Four heroic police officers have been nominated for a national bravery award after risking their lives to help rescue a couple from their burning car after a horror smash on the A49 in Shropshire.
The four men helped save the lives of Philip and Sheila Foster, from Craven Arms, after their vehicle was involved in a head-on collision with another car on the outskirts of Bayston Hill last September.
They have been nominated for the Police Bravery Awards, which will take place in London on October 16.
Constable David Williams was the first to arrive on the scene and found the passengers from the other car – William and Alice May Duff – out of their burning vehicle as the fire began to spread to Mr and Mrs Foster’s car. Both were trapped inside.
After directing members of the public to safety, he attempted to free the couple from the car with the help of Sergeant Stuart Wells, who had also arrived at the scene.

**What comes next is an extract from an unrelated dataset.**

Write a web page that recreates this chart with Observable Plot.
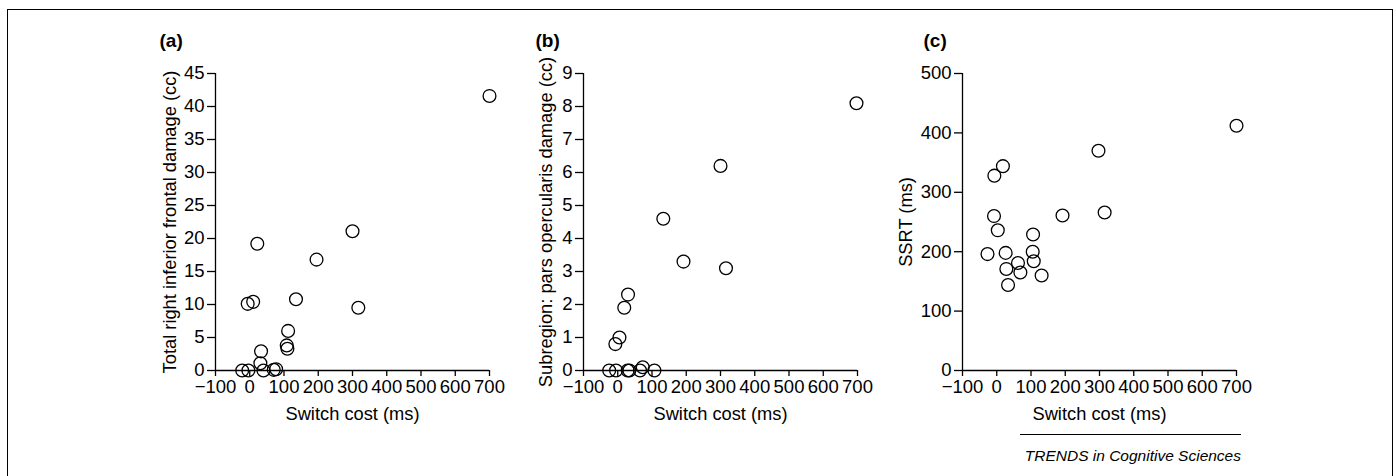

After Sergeant Wells tried and failed to put the fire out with an extinguisher, he entered the rear of the burning car and tried to slide the driver’s seat backwards. But due to the damage to the car the seat was jammed and both officers were forced back due to the heat and smoke.
Sergeant Andy Jackson then arrived on the scene and could see Mr Foster’s clothing smouldering in the intense heat and that he had severe burns to his hands.
While he focused on the driver his colleagues tried to free Mrs Foster who had sustained a partial amputation to her hand and was rapidly losing blood.
Meanwhile, Sergeant Darren Heyes attempted to separate the two cars with a tow rope to prevent the fire spreading but the rope snapped – leading him to direct other colleagues to use as many extinguishers as possible to contain the blaze.
Constable Williams then spotted an oxygen cylinder in the back of car about to explode so reached into the burning car, grabbed it and threw it into a field out of harm’s way.
The fire service tackled the blaze and completed the rescue of the couple, both of whom survived but suffered serious injuries.
Mr and Mrs Duff, who were both 93 and from Wincham near Northwich, died from the injuries they suffered in the incident.
Ken Mackaill, chairman of West Mercia Police Federation, said:“These officers had to make split second decisions in their attempts to save life and they did so without any thought for their own safety.
“I know the officers themselves do not consider they are particularly brave, but it is important to recognise their actions as they are typical of officers across the country who do not hesitate to put themselves in harm’s way when protecting the public.”